Which brings us to this week’s parshah. Clearly, as the Talmud states, the Torah is not discussing the reward that God plans for those who performed his mitzvos, or the punishment to be meted out for having strayed from Torah. Rather, God is telling us that success in this world, for the Jew who keeps Torah, is a Divine sign of approval; it is Heaven being modeh to our actions.

The negative consequences, likewise, for straying from Torah, are Heaven’s way of expressing its disapproval. As the Talmud says, even a little bit of suffering should be enough to make a person consider his actions and look for something to rectify (Brochos 5a). Otherwise, he is going to get more of the same, until he wakes up.

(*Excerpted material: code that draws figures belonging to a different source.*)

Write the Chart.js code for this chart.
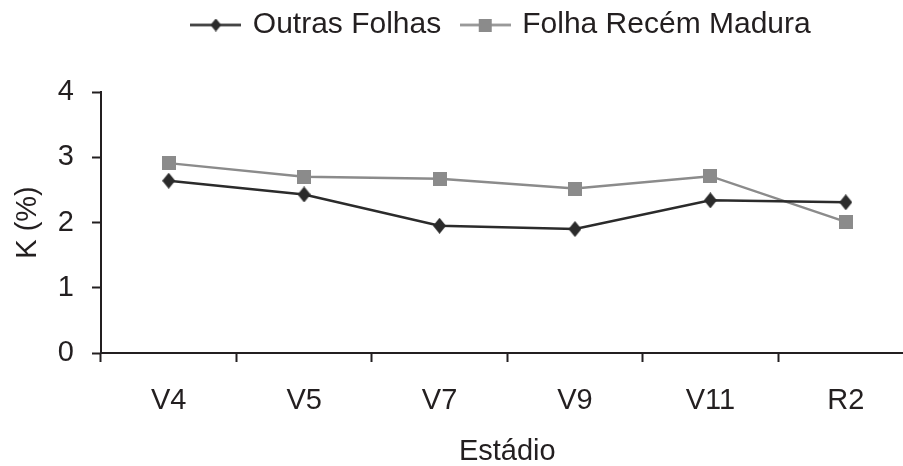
<!DOCTYPE html>
<html>
<head>
<meta charset="utf-8">
<script src="https://cdn.jsdelivr.net/npm/chart.js@4/dist/chart.umd.min.js"></script>
<style>
  html, body { margin: 0; padding: 0; overflow: hidden; background: #ffffff; }
  canvas { display: block; }
</style>
</head>
<body>
<canvas id="chart" width="903" height="466"></canvas>
<script>
// Potassium content (K, %) by growth stage
const stages = ['V4', 'V5', 'V7', 'V9', 'V11', 'R2'];
const outrasFolhas = [2.64, 2.43, 1.95, 1.90, 2.34, 2.31];
const folhaRecemMadura = [2.91, 2.70, 2.67, 2.52, 2.71, 2.01];
const yTicks = [0, 1, 2, 3, 4];
const seriesNames = ['Outras Folhas', 'Folha Recém Madura'];
const xTitle = 'Estádio';
const yTitle = 'K (%)';

const DARK = '#2b2b2b';
const GRAY = '#8b8b8b';
const INK = '#231f20';
const FONT = '"Liberation Sans", Arial, Helvetica, sans-serif';

// marker sprites
function diamond(w, h, color) {
  const c = document.createElement('canvas');
  c.width = w; c.height = h;
  const g = c.getContext('2d');
  g.fillStyle = color;
  g.beginPath();
  g.moveTo(w / 2, 0); g.lineTo(w, h / 2); g.lineTo(w / 2, h); g.lineTo(0, h / 2);
  g.closePath();
  g.fill();
  return c;
}
function square(s, color) {
  const c = document.createElement('canvas');
  c.width = s; c.height = s;
  const g = c.getContext('2d');
  g.fillStyle = color;
  g.fillRect(0, 0, s, s);
  return c;
}
// legend swatch: short line segment with the marker in the middle
function swatch(marker, lineColor, width) {
  const h = Math.max(marker.height, 4);
  const c = document.createElement('canvas');
  c.width = width; c.height = h;
  const g = c.getContext('2d');
  g.strokeStyle = lineColor;
  g.lineWidth = 2.5;
  g.beginPath();
  g.moveTo(0, h / 2); g.lineTo(width, h / 2);
  g.stroke();
  g.drawImage(marker, Math.round((width - marker.width) / 2), Math.round((h - marker.height) / 2));
  return c;
}

const darkMarker = diamond(13, 16, DARK);
const grayMarker = square(14, GRAY);
const legendSwatches = [
  swatch(diamond(11, 13, DARK), DARK, 51),
  swatch(square(13, GRAY), GRAY, 51)
];

// the top padding leaves room above the plot; the legend row sits up inside it,
// and the x axis is carried a little past the right edge of the canvas
const LEGEND_LIFT = 42;
const LEGEND_SHIFT = 5;
const AXIS_OVERRUN = 20;
const layoutTweaks = {
  id: 'layoutTweaks',
  afterLayout(chart) {
    const l = chart.legend;
    if (l) {
      l.top -= LEGEND_LIFT; l.bottom -= LEGEND_LIFT;
      l.left += LEGEND_SHIFT; l.right += LEGEND_SHIFT;
    }
    const x = chart.scales.x;
    x.right += AXIS_OVERRUN;
    x.width += AXIS_OVERRUN;
    x.configure();
    chart.chartArea.right += AXIS_OVERRUN;
    chart.chartArea.width += AXIS_OVERRUN;
  }
};

new Chart(document.getElementById('chart'), {
  type: 'line',
  data: {
    labels: stages,
    datasets: [
      {
        label: seriesNames[0],
        data: outrasFolhas,
        borderColor: DARK,
        backgroundColor: DARK,
        borderWidth: 2.5,
        pointStyle: darkMarker,
        pointRadius: 7,
        tension: 0
      },
      {
        label: seriesNames[1],
        data: folhaRecemMadura,
        borderColor: GRAY,
        backgroundColor: GRAY,
        borderWidth: 2.5,
        pointStyle: grayMarker,
        pointRadius: 7,
        tension: 0
      }
    ]
  },
  options: {
    responsive: false,
    maintainAspectRatio: false,
    devicePixelRatio: 1,
    animation: false,
    events: [],
    layout: { padding: { left: 0, right: 0, top: 30, bottom: 0 } },
    plugins: {
      tooltip: { enabled: false },
      legend: {
        position: 'top',
        fullSize: false,
        labels: {
          usePointStyle: true,
          pointStyleWidth: 44,
          padding: 22,
          color: INK,
          font: { family: FONT, size: 30 },
          generateLabels(chart) {
            const items = Chart.defaults.plugins.legend.labels.generateLabels(chart);
            items.forEach((it, i) => { it.pointStyle = legendSwatches[i]; it.fontColor = INK; });
            return items;
          }
        }
      }
    },
    scales: {
      x: {
        type: 'category',
        offset: true,
        grid: {
          offset: true,
          display: true,
          drawOnChartArea: false,
          drawTicks: true,
          tickLength: 9,
          tickWidth: 2,
          tickColor: INK
        },
        border: { display: true, color: INK, width: 2 },
        ticks: {
          color: INK,
          padding: 22,
          maxRotation: 0,
          autoSkip: false,
          font: { family: FONT, size: 29 }
        },
        title: {
          display: true,
          text: xTitle,
          color: INK,
          font: { family: FONT, size: 29, lineHeight: 1.0 },
          padding: { top: 0, bottom: 0 }
        },
        afterFit(scale) { scale.height = 113; }
      },
      y: {
        min: yTicks[0],
        max: yTicks[yTicks.length - 1],
        afterBuildTicks(scale) { scale.ticks = yTicks.map(v => ({ value: v })); },
        grid: {
          display: true,
          drawOnChartArea: false,
          drawTicks: true,
          tickLength: 9,
          tickWidth: 2,
          tickColor: INK
        },
        border: { display: true, color: INK, width: 2 },
        ticks: {
          color: INK,
          padding: 18,
          font: { family: FONT, size: 29 }
        },
        title: {
          display: true,
          text: yTitle,
          color: INK,
          font: { family: FONT, size: 29 },
          padding: { top: 11, bottom: 0 }
        },
        afterFit(scale) { scale.width = 101; }
      }
    }
  },
  plugins: [layoutTweaks]
});
</script>
</body>
</html>
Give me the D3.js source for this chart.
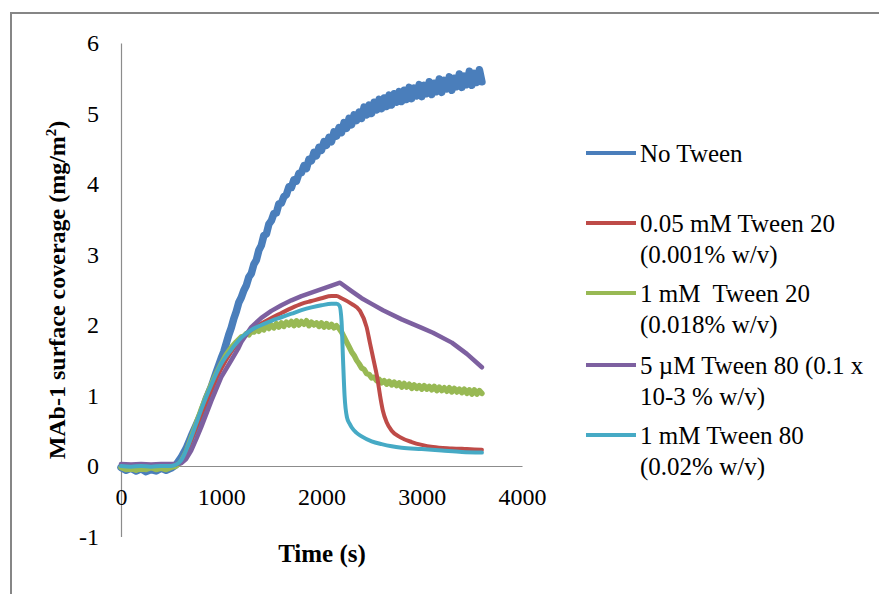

Unless, that is, he does not want to know what Heaven is thinking. Bad move. For, once a person deals with Heaven on that level, measure- formeasure, Heaven deals with him on the same level, and that makes it next to impossible to rectify anything. Having broken the connection between himself and Heaven, the line of Divine communication no longer functions for him, setting him spiritually adrift:

“If you will not change from what I do, because of these occurrences, but continue to walk contrary to Me, then I will also walk contrary to you, and will punish you another seven times for your mistakes”. (Vayikra 26:23-24)

We all know how nice it can be when another person makes a positive comment about what we do. However, there is nothing better, nothing more meaningful, nothing more validating that a compliment from Heaven, and it is what we are supposed to spend our lives pursuing. Chazak!